Besides use of the kitchen, we had the master bedroom and bathroom. The bedroom has a double bed and a single. The double is so tall one almost needs a stepstool to climb on it. The single bed is a wooden frame with ropes to support a foam mattress. Jen didn’t want to climb, so she chose the single bed and assured me it was quite comfortable.

The frame of the single bed.

Closeup detail.

The master bathroom has a built-in tub with sides two feet high. Why so high, we never learned. The other bathroom has a shower. Few people in Djibouti, other than VIPs from other countries, have water heaters. The city water doesn’t run all the time. When it does, the household fills a large tank out in the yard. While the water sits in the tank, it warms to the ambient temperature. Since it was winter, the water wasn’t very warm. For this reason, neither of us cared to soak in that deep tub.

The water tank is shaded by bougainvillea to keep the water “cool” in the summer.

To take a shower with cold water is akin to immersing oneself in a Florida spring (72 degrees year round). Either ease into the water and wait for your nerve endings to go numb one by one, or take the plunge and get it over with. I prefer the slow option. Turn the water on, slowly let one part of your body adjust to the temperature, then expose another, until you can stand it well enough to get clean.

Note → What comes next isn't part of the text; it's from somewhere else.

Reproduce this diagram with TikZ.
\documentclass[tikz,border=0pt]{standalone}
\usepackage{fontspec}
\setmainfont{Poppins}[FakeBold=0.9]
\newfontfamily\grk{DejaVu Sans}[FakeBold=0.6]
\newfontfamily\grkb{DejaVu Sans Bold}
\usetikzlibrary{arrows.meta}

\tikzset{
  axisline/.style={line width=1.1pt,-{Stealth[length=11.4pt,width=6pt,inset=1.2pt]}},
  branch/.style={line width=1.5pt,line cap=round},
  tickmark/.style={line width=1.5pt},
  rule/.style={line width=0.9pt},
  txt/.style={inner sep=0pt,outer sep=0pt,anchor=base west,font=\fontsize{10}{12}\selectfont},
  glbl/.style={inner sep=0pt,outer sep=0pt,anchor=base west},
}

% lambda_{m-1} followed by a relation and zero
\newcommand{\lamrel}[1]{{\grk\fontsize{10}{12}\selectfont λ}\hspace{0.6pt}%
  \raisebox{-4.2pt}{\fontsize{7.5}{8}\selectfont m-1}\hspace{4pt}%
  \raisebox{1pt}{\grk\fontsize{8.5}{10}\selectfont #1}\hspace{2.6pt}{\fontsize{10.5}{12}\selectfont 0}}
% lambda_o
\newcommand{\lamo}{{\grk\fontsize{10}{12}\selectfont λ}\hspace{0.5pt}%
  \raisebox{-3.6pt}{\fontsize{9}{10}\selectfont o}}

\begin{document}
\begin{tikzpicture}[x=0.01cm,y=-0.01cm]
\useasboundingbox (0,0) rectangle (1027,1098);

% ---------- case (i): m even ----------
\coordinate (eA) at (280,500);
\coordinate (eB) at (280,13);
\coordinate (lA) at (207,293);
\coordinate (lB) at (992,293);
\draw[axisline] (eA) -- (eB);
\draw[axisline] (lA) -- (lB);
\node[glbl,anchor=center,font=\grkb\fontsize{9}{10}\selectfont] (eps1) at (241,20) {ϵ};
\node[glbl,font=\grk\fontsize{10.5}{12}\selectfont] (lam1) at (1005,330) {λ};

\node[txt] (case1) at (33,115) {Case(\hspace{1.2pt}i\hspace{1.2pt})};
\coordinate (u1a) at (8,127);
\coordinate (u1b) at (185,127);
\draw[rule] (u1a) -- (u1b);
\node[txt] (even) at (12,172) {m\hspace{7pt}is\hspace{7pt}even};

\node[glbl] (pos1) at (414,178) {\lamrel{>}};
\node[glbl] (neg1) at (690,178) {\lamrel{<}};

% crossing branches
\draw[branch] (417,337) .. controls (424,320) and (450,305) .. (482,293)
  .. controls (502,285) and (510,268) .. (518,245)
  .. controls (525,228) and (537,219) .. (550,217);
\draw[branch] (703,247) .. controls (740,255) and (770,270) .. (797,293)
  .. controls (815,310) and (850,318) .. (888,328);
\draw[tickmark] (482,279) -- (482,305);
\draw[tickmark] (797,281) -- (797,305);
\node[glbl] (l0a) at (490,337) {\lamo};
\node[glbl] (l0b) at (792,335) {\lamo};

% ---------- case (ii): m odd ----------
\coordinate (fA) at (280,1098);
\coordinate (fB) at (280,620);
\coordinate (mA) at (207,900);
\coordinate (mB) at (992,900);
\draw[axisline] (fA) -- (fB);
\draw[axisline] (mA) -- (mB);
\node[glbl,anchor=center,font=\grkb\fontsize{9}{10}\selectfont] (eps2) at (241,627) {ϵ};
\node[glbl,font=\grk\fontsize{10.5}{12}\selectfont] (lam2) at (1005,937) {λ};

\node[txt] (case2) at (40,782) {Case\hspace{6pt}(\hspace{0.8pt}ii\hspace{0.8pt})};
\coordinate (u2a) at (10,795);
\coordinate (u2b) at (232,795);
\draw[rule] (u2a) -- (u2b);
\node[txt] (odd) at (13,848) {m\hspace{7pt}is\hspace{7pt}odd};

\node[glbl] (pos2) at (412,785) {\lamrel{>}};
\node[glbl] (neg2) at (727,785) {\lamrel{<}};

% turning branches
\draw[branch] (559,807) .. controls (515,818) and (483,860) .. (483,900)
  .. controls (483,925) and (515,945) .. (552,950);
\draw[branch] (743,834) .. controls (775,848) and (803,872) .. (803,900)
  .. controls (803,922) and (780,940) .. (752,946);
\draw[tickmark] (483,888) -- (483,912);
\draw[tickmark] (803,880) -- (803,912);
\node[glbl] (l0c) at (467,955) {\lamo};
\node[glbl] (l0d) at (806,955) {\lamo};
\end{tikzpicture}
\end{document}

The water is also brackish, so everyone buys drinking water. I used tap water to brush my teeth as well as for washing, with no ill effects. But the salt is hard on plumbing. When we first arrived, a dish had been set under the toilet connection to catch water dripping from a small leak. I’d empty the dish when it got full. A few days later, the dish was no longer adequate to hold the leaking water, so I replaced it with a cooking pot and asked John to notify the landlord. Before he replaced the connection, the pot became inadequate and we’d come home to a wet bathroom floor. The floor in the other bathroom was frequently wet as well. At first we didn’t understand why. It turned out to be another leak.

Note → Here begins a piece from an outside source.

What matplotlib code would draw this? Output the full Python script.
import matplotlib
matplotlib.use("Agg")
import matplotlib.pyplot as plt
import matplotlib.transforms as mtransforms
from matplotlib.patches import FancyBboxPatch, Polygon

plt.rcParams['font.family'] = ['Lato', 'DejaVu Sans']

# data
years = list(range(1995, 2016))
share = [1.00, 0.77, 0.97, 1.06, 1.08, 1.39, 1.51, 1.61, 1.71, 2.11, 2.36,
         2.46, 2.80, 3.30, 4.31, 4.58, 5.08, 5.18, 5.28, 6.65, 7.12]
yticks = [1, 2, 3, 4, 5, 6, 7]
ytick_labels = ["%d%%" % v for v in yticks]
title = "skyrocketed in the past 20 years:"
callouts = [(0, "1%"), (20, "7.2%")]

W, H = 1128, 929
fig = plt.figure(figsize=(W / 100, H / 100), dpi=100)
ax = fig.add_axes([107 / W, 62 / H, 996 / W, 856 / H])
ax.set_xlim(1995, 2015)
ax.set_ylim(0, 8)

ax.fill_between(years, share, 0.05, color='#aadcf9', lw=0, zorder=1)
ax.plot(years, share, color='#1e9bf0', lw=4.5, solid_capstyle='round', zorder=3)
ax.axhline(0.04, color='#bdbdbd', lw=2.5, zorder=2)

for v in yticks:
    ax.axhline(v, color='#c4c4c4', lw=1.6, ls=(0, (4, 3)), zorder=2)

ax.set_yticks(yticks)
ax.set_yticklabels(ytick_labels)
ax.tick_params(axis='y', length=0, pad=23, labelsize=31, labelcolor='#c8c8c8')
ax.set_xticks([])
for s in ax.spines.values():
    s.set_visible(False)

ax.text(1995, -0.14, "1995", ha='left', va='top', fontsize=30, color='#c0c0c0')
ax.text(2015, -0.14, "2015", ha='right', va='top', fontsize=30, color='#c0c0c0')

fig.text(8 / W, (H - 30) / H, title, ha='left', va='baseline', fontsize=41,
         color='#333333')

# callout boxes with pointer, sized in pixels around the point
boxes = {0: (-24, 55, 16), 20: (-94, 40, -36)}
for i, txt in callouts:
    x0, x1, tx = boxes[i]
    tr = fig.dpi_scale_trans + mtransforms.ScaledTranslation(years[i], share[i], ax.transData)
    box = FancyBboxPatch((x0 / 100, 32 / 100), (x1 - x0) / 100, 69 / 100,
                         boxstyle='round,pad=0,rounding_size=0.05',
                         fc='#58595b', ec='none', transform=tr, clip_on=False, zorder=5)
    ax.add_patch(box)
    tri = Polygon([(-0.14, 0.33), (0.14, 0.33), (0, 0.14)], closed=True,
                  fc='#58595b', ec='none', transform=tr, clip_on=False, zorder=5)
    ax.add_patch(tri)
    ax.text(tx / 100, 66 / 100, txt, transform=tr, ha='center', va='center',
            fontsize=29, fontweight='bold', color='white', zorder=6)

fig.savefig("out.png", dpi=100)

I must mention the toilet. Because of the inadequacy of the plumbing, one did not put toilet paper in the commode. There was a waste basket beside it for the used toilet paper. It was the maid’s responsibility to empty it. I felt sorry for her but was glad I didn’t have to do it.

Air-conditioning was available, for an extra fee, so we didn’t use it. We opened windows for a cross breeze. Since it seldom rains in Djibouti, I didn’t worry about rain coming through the windows, but sometimes we’d come back to find the windows closed and the apartment stuffy.

Only a few times did we have contact with the people who used the office. We were usually out and about during the day when they were there. Although the cleaning girl came in sporadically, I saw her only once. The place didn’t get very dirty. Sometimes she did laundry and dried it on racks in a vacant room. People who came in during the day often left dirty dishes that seldom got washed unless we did them.

The maid came in one morning before we left, with a baguette and an orange soda. She said something about “Coke,” but she knew little more English than we did Somali. Finally, I figured out that she wanted to eat her breakfast before working, which she did. Bread and soda. I hope she had more nourishing meals later in the day.

We had little contact with other inhabitants of the apartment building, other than the watchman. Every gated compound has a watchman who lives on the property in a roofed shelter. His job, besides keeping an eye on things, is to open and close the gates. When residents get ready to leave in their car, he’ll open and close the gate for them. When they drive home, they toot the horn and he’ll open the gate. There is a small gate for pedestrians, which we generally used since Lorraine’s house was within walking distance. A few times the latch got messed up, and the watchman came to our rescue.

“Johnny’s” shoes

Someone who lives in the building has a pair of flip-flops he kept leaving in the hallway or on the stairs, not always in the same place. Jen said her son Johnny leaves his shoes in the middle of the floor, so we began calling them “Johnny’s shoes.” One day, the flip-flops were nowhere to be seen. We wondered what had happened to “Johnny.” To our relief, his flip-flops were back in the hallway the next day.